A new law issued in Dubai on Wednesday grants the Financial Audit Authority (FAA) enhanced powers to investigate internal violations and impose disciplinary penalties. Signed by Sheikh Mohammed bin Rashid Al Maktoum, Vice-President and Prime Minister of the UAE, and Ruler of Dubai, Law No. (24) of 2024 amends previous legislation governing the FAA, notably replacing Articles 34, 35 and 36 of the 2018 law. These changes empower the FAA to take significant action in cases of employee misconduct, further strengthening internal governance.

Under the new provisions, the FAA’s Director General now holds the authority to take disciplinary measures against employees who violate the authority’s regulations. Actions may include suspending employees, seizing relevant documents or dismissing investigations when allegations lack evidence or are deemed baseless. For minor violations, disciplinary actions may be sufficient to close the case without prosecution.

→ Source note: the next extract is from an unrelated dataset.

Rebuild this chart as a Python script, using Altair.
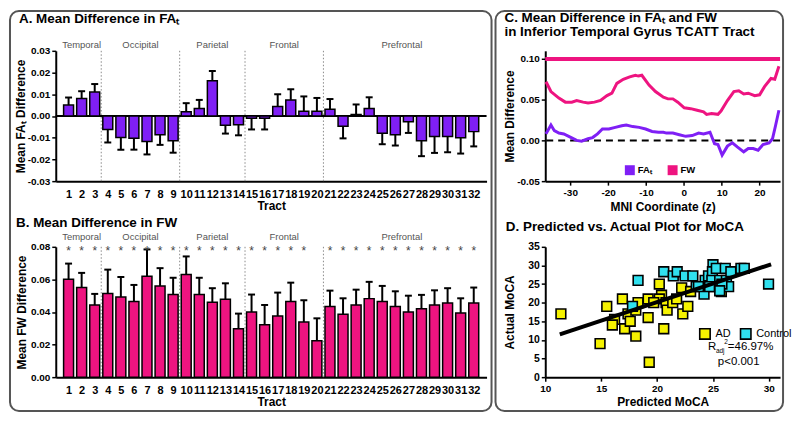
import altair as alt
import pandas as pd

# ---------------- data ----------------
tracts = list(range(1, 33))
fa_mean = [0.0050, 0.0080, 0.0110, -0.0062, -0.0099, -0.0103, -0.0118, -0.0086, -0.0114,
           0.0019, 0.0034, 0.0162, -0.0043, -0.0040, -0.0010, -0.0010, 0.0044, 0.0074,
           0.0022, 0.0022, 0.0031, -0.0047, 0.0007, 0.0034, -0.0080, -0.0086, -0.0027,
           -0.0114, -0.0095, -0.0095, -0.0100, -0.0072]
fa_err = [0.0035, 0.0034, 0.0037, 0.0060, 0.0056, 0.0052, 0.0059, 0.0047, 0.0055,
          0.0040, 0.0040, 0.0045, 0.0038, 0.0049, 0.0052, 0.0052, 0.0056, 0.0049,
          0.0068, 0.0061, 0.0047, 0.0056, 0.0046, 0.0052, 0.0050, 0.0050, 0.0051,
          0.0071, 0.0075, 0.0072, 0.0073, 0.0068]
fw_mean = [0.0601, 0.0550, 0.0443, 0.0513, 0.0492, 0.0464, 0.0620, 0.0560, 0.0507,
           0.0630, 0.0507, 0.0459, 0.0478, 0.0297, 0.0400, 0.0322, 0.0375, 0.0464,
           0.0338, 0.0224, 0.0433, 0.0386, 0.0443, 0.0482, 0.0464, 0.0433, 0.0400,
           0.0420, 0.0443, 0.0455, 0.0394, 0.0455]
fw_err = [0.0096, 0.0090, 0.0068, 0.0147, 0.0123, 0.0102, 0.0164, 0.0109, 0.0103,
          0.0111, 0.0103, 0.0087, 0.0098, 0.0093, 0.0107, 0.0121, 0.0144, 0.0116,
          0.0134, 0.0137, 0.0098, 0.0098, 0.0094, 0.0103, 0.0096, 0.0094, 0.0100,
          0.0085, 0.0090, 0.0091, 0.0090, 0.0095]
fw_significant = [1] * 19 + [0] + [1] * 12

region_names = ["Temporal", "Occipital", "Parietal", "Frontal", "Prefrontal"]
region_first = [1, 4, 10, 15, 21]
region_last = [3, 9, 14, 20, 32]

# Panel C: mean difference along the inferior temporal gyrus tract
fw_z = [-36.4, -35.1, -33.0, -31.3, -29.6, -28.3, -26.6, -25.3, -23.6, -22.0, -20.3, -19.0,
        -17.7, -16.0, -14.3, -12.8, -12.0, -11.1, -9.2, -7.5, -5.4, -4.2, -2.9, -1.6, 0.1,
        1.8, 3.5, 5.2, 6.0, 7.3, 9.0, 9.8, 11.5, 13.2, 14.5, 15.8, 17.0, 18.7, 20.0, 21.3,
        23.0, 24.0, 25.1]
fw_val = [0.072, 0.060, 0.052, 0.047, 0.047, 0.049, 0.047, 0.046, 0.047, 0.049, 0.055, 0.058,
          0.070, 0.075, 0.078, 0.080, 0.079, 0.080, 0.068, 0.060, 0.053, 0.051, 0.051, 0.047,
          0.040, 0.039, 0.037, 0.035, 0.032, 0.033, 0.032, 0.036, 0.049, 0.060, 0.061, 0.057,
          0.058, 0.055, 0.056, 0.066, 0.076, 0.075, 0.091]
fa_z = [-36.4, -35.1, -34.2, -33.0, -31.7, -30.0, -28.3, -27.0, -25.3, -24.1, -22.8, -21.5,
        -19.8, -18.1, -16.4, -15.2, -13.5, -11.8, -10.1, -8.4, -6.7, -5.4, -4.6, -2.9, -1.2,
        0.5, 2.2, 3.9, 5.2, 6.9, 8.1, 9.0, 10.1, 11.5, 12.8, 14.1, 15.8, 17.0, 18.3, 19.6,
        20.9, 22.5, 23.4, 24.2, 25.1]
fa_val = [0.008, 0.019, 0.012, 0.009, 0.008, 0.004, 0.000, -0.001, 0.002, 0.0035, 0.008, 0.014,
          0.014, 0.016, 0.018, 0.019, 0.017, 0.016, 0.014, 0.011, 0.010, 0.010, 0.009, 0.009,
          0.007, 0.005, 0.006, 0.009, 0.008, 0.010, -0.004, -0.005, -0.018, -0.007, -0.003,
          -0.008, -0.014, -0.010, -0.010, -0.012, -0.005, -0.003, 0.002, 0.018, 0.037]
sig_level = [0.10]

# Panel D: predicted vs actual MoCA
ad_pred = [11.4, 15.5, 14.9, 16.2, 16.0, 16.9, 17.1, 17.4, 17.6, 18.1, 18.1, 18.3, 19.2, 19.2,
           19.3, 20.2, 20.4, 20.6, 20.2, 20.8, 20.9, 21.4, 21.75, 22.3, 22.2, 22.75, 23.0,
           25.75, 19.7]
ad_actual = [17, 19, 9, 15.5, 14, 21, 13, 17, 15, 11, 18, 20, 21, 16,
             4, 25, 22, 13, 21, 20, 18, 20, 21, 17, 24, 19, 23,
             23, 20]
ctrl_pred = [18.3, 17.8, 20.6, 21.45, 21.8, 22.5, 23.2, 23.5, 24.2, 24.3, 24.6, 25.0, 24.95,
             25.3, 24.9, 25.1, 25.6, 26.1, 26.2, 26.4, 26.6, 27.5, 27.8, 29.97, 25.8, 25.6,
             23.7, 24.7]
ctrl_actual = [26, 19, 28.3, 27.2, 28.3, 27.2, 27.2, 24.3, 22.3, 26, 27.2, 30.2, 28.3,
               29.2, 26, 24.3, 26, 29.2, 26, 24.3, 28.3, 29.2, 29.2, 25, 25, 23.2,
               24.3, 24.3]
fit_pred = [11.3, 30.2]
fit_actual = [11.5, 30.3]

# ---------------- styling ----------------
PURPLE = "#7F1FF5"
PINK = "#EE1480"
YELLOW = "#F5F200"
CYAN = "#30E0EE"
GREY = "#555555"
FRAME = "#555555"
MINUS_FIX = "replace(datum.label, '\u2212', '-')"

LW = 433      # width of panels A/B
RW = 236      # width of panels C/D
PH = 131      # height of each plot area
FRAME_TOP = -40
FRAME_BOTTOM = 362

tract_df = pd.DataFrame({"tract": tracts, "fa": fa_mean, "fa_err": fa_err,
                         "fw": fw_mean, "fw_err": fw_err, "sig": fw_significant})
tract_df["fa_end"] = [m + (e if m >= 0 else -e) for m, e in zip(fa_mean, fa_err)]
tract_df["fw_end"] = tract_df["fw"] + tract_df["fw_err"]
tract_df["zero"] = 0.0
region_df = pd.DataFrame({"name": region_names,
                          "tract": [(a + b) / 2 for a, b in zip(region_first, region_last)]})
sep_df = pd.DataFrame({"tract": [f - 0.5 for f in region_first[1:]]})
star_df = tract_df[tract_df["sig"] == 1].assign(star="*")
one_row = pd.DataFrame({"k": [0], "zero": [0.0]})

x_scale = alt.Scale(domain=[0.4, 32.6], nice=False, zero=False)
x_axis = alt.Axis(values=tracts, tickCount=40, title="Tract", tickSize=0, labelFontSize=11,
                  labelFlush=False, labelOverlap=False, labelPadding=7, titlePadding=1)


def frame(x1, x2, y1, y2):
    return alt.Chart(one_row).mark_rect(fill="transparent", stroke=FRAME, strokeWidth=2,
                                        cornerRadius=9).encode(
        x=alt.value(x1), x2=alt.value(x2), y=alt.value(y1), y2=alt.value(y2))


def bar_panel(col, end_col, ydom, yvals, ytitle, title, color, label_dy, zero_line,
              stars, ytitle_pad, with_frame):
    xe = alt.X("tract:Q", scale=x_scale, axis=x_axis)
    y_scale = alt.Scale(domain=ydom, nice=False, zero=False)
    y_axis = alt.Axis(values=yvals, tickCount=20, format=".2f", title=ytitle,
                      titlePadding=ytitle_pad, labelExpr=MINUS_FIX, labelOverlap=False)
    layers = []
    if with_frame:
        layers.append(frame(-46, LW + 5, FRAME_TOP, FRAME_BOTTOM))
    layers.append(alt.Chart(sep_df).mark_rule(strokeDash=[1.5, 2], color="#8a8a8a",
                                              strokeWidth=1).encode(x=xe))
    if zero_line:
        layers.append(alt.Chart(one_row).mark_rule(color="black", strokeWidth=2)
                      .encode(y=alt.Y("zero:Q", scale=y_scale, axis=y_axis)))
    layers += [
        alt.Chart(tract_df).mark_rule(color="black", strokeWidth=2).encode(
            x=xe, y=alt.Y(f"{col}:Q", scale=y_scale, axis=y_axis), y2=f"{end_col}:Q"),
        alt.Chart(tract_df).mark_tick(orient="horizontal", color="black", size=7,
                                      thickness=2, opacity=1).encode(
            x=xe, y=alt.Y(f"{end_col}:Q", scale=y_scale, axis=y_axis)),
        alt.Chart(tract_df).mark_bar(width=10, color=color, stroke="black",
                                     strokeWidth=1.5).encode(
            x=xe, y=alt.Y(f"{col}:Q", scale=y_scale, axis=y_axis), y2="zero:Q"),
        alt.Chart(region_df).mark_text(fontSize=9.5, color=GREY, baseline="middle",
                                       dy=label_dy).encode(
            x=xe, y=alt.datum(ydom[1]), text="name:N"),
    ]
    if stars:
        layers.append(alt.Chart(star_df).mark_text(fontSize=12, color="#444444",
                                                   baseline="middle", dy=4).encode(
            x=xe, y=alt.datum(ydom[1]), text="star:N"))
    return alt.layer(*layers).properties(width=LW, height=PH, title=title)


panel_a = bar_panel("fa", "fa_end", [-0.03, 0.03], [-0.03, -0.02, -0.01, 0, 0.01, 0.02, 0.03],
                    "Mean FAₜ Difference",
                    alt.TitleParams("A. Mean Difference in FAₜ", offset=-16, dx=10),
                    PURPLE, -6, True, False, 0, True)
panel_b = bar_panel("fw", "fw_end", [0, 0.08], [0, 0.02, 0.04, 0.06, 0.08],
                    "Mean FW Difference",
                    alt.TitleParams("B. Mean Difference in FW", offset=2.5),
                    PINK, -10, False, True, 1.5, False)

# ---- Panel C ----
lines_df = pd.concat([
    pd.DataFrame({"z": fa_z, "val": fa_val, "measure": "FAₜ"}),
    pd.DataFrame({"z": fw_z, "val": fw_val, "measure": "FW"}),
])
xc = alt.X("z:Q", scale=alt.Scale(domain=[-36.6, 25.4], nice=False, zero=False),
           axis=alt.Axis(values=[-30, -20, -10, 0, 10, 20], tickCount=20,
                         title="MNI Coordinate (z)", labelFlush=False, titlePadding=5,
                         labelExpr=MINUS_FIX))
yc_scale = alt.Scale(domain=[-0.05, 0.11], nice=False, zero=False)
yc_axis = alt.Axis(values=[-0.05, 0, 0.05, 0.1], tickCount=20, format=".2f",
                   title="Mean Difference", titlePadding=0, labelExpr=MINUS_FIX,
                   labelOverlap=False)
panel_c = alt.layer(
    frame(-50, RW + 3, FRAME_TOP, FRAME_BOTTOM),
    alt.Chart(pd.DataFrame({"val": sig_level})).mark_rule(color=PINK, strokeWidth=4)
    .encode(y=alt.Y("val:Q", scale=yc_scale, axis=yc_axis)),
    alt.Chart(pd.DataFrame({"val": [0.0]})).mark_rule(color="black", strokeWidth=2,
                                                    strokeDash=[7, 5])
    .encode(y=alt.Y("val:Q", scale=yc_scale, axis=yc_axis)),
    alt.Chart(lines_df).mark_line(strokeWidth=3).encode(
        x=xc, y=alt.Y("val:Q", scale=yc_scale, axis=yc_axis),
        stroke=alt.Stroke("measure:N",
                          scale=alt.Scale(domain=["FAₜ", "FW"], range=[PURPLE, PINK]),
                          legend=alt.Legend(orient="none", legendX=80, legendY=115,
                                            direction="horizontal", title=None,
                                            symbolType="square", symbolSize=16,
                                            symbolStrokeWidth=6, labelFontSize=9.5,
                                            labelFontWeight="bold", columnPadding=6,
                                            labelOffset=3)),
        order="z:Q"),
).properties(width=RW, height=PH, title=alt.TitleParams(
    ["C. Mean Difference in FAₜ and FW",
     "\u00a0\u00a0\u00a0\u00a0\u2009in Inferior Temporal Gyrus TCATT Tract"],
    offset=-29, dx=10, lineHeight=14))

# ---- Panel D ----
pts_df = pd.concat([
    pd.DataFrame({"pred": ad_pred, "actual": ad_actual, "group": "AD"}),
    pd.DataFrame({"pred": ctrl_pred, "actual": ctrl_actual, "group": "Control"}),
])
fit_df = pd.DataFrame({"pred": fit_pred, "actual": fit_actual})
xd = alt.X("pred:Q", scale=alt.Scale(domain=[10, 31], nice=False, zero=False),
           axis=alt.Axis(values=[10, 15, 20, 25, 30], tickCount=20, title="Predicted MoCA",
                         labelFlush=False, titlePadding=3))
yd = alt.Y("actual:Q", scale=alt.Scale(domain=[0, 35], nice=False),
           axis=alt.Axis(values=[0, 5, 10, 15, 20, 25, 30, 35], tickCount=20,
                         title="Actual MoCA", titlePadding=11, labelFontSize=10.5,
                         labelOverlap=False))
ann_df = pd.DataFrame({"pred": [24.55], "actual": [8.0]})
p_df = pd.DataFrame({"pred": [27.3], "actual": [4.1]})
panel_d = alt.layer(
    alt.Chart(pts_df).mark_square(size=95, stroke="black", strokeWidth=1.6, opacity=1).encode(
        x=xd, y=yd,
        fill=alt.Fill("group:N", scale=alt.Scale(domain=["AD", "Control"],
                                                 range=[YELLOW, CYAN]),
                      legend=alt.Legend(orient="none", legendX=154, legendY=81,
                                        direction="horizontal", title=None,
                                        symbolType="square", symbolSize=110,
                                        symbolStrokeColor="black", symbolStrokeWidth=1.6,
                                        labelFontSize=11, labelFontWeight="normal",
                                        columnPadding=6, labelOffset=4))),
    alt.Chart(fit_df).mark_line(color="black", strokeWidth=4).encode(x=xd, y=yd),
    alt.Chart(ann_df).mark_text(text="R", fontSize=11.5, align="left", baseline="middle")
    .encode(x=xd, y=yd),
    alt.Chart(ann_df).mark_text(text="adj", fontSize=6.5, align="left", baseline="middle",
                                dx=8, dy=4).encode(x=xd, y=yd),
    alt.Chart(ann_df).mark_text(text="2", fontSize=6.5, align="left", baseline="middle",
                                dx=16.5, dy=-5).encode(x=xd, y=yd),
    alt.Chart(ann_df).mark_text(text="=46.97%", fontSize=11.5, align="left",
                                baseline="middle", dx=20).encode(x=xd, y=yd),
    alt.Chart(p_df).mark_text(text="p<0.001", fontSize=11.5, align="center",
                              baseline="middle").encode(x=xd, y=yd),
).properties(width=RW, height=PH,
             title=alt.TitleParams("D. Predicted vs. Actual Plot for MoCA", offset=8, dx=2))

chart = alt.concat(
    panel_a, panel_c, panel_b, panel_d, columns=2,
    spacing={"row": 66, "column": 59}, bounds="flush",
).resolve_scale(
    x="independent", y="independent", stroke="independent", fill="independent"
).resolve_legend(stroke="independent", fill="independent").properties(
    padding={"left": 1, "top": 1, "right": 0, "bottom": 0}
).configure(font="Liberation Sans").configure_view(stroke=None).configure_axis(
    domainColor="black", domainWidth=2, tickColor="black", tickWidth=1.5, tickSize=4,
    labelColor="black", labelFontWeight="bold", labelFontSize=10, labelPadding=2,
    titleColor="black", titleFontSize=12, titleFontWeight="bold", grid=False,
    labelOverlap=False
).configure_title(fontSize=13.5, fontWeight="bold", anchor="start", frame="bounds",
                  color="black").configure_legend(labelColor="black")

chart.save("out.html", embed_options={"renderer": "svg", "actions": False})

However, criminal offenses must be referred to the Dubai Public Prosecution for further action.

The amendment also introduces measures for asset freezes and travel bans, which can be imposed on offending employees for up to three months, with the possibility of extension if necessary. In cases where funds or profits gained from misconduct are fully recovered, a settlement may be reached, potentially closing the investigation without prosecution but still allowing for disciplinary measures.

Additionally, the law enables employees to appeal disciplinary decisions after three months, with provisions for earlier appeals in cases where a valid reason exists. By amending the FAA’s founding law, Dubai aims to ensure accountability and ethical standards within its financial oversight institutions, promoting transparency and governance in line with its commitment to regulatory integrity.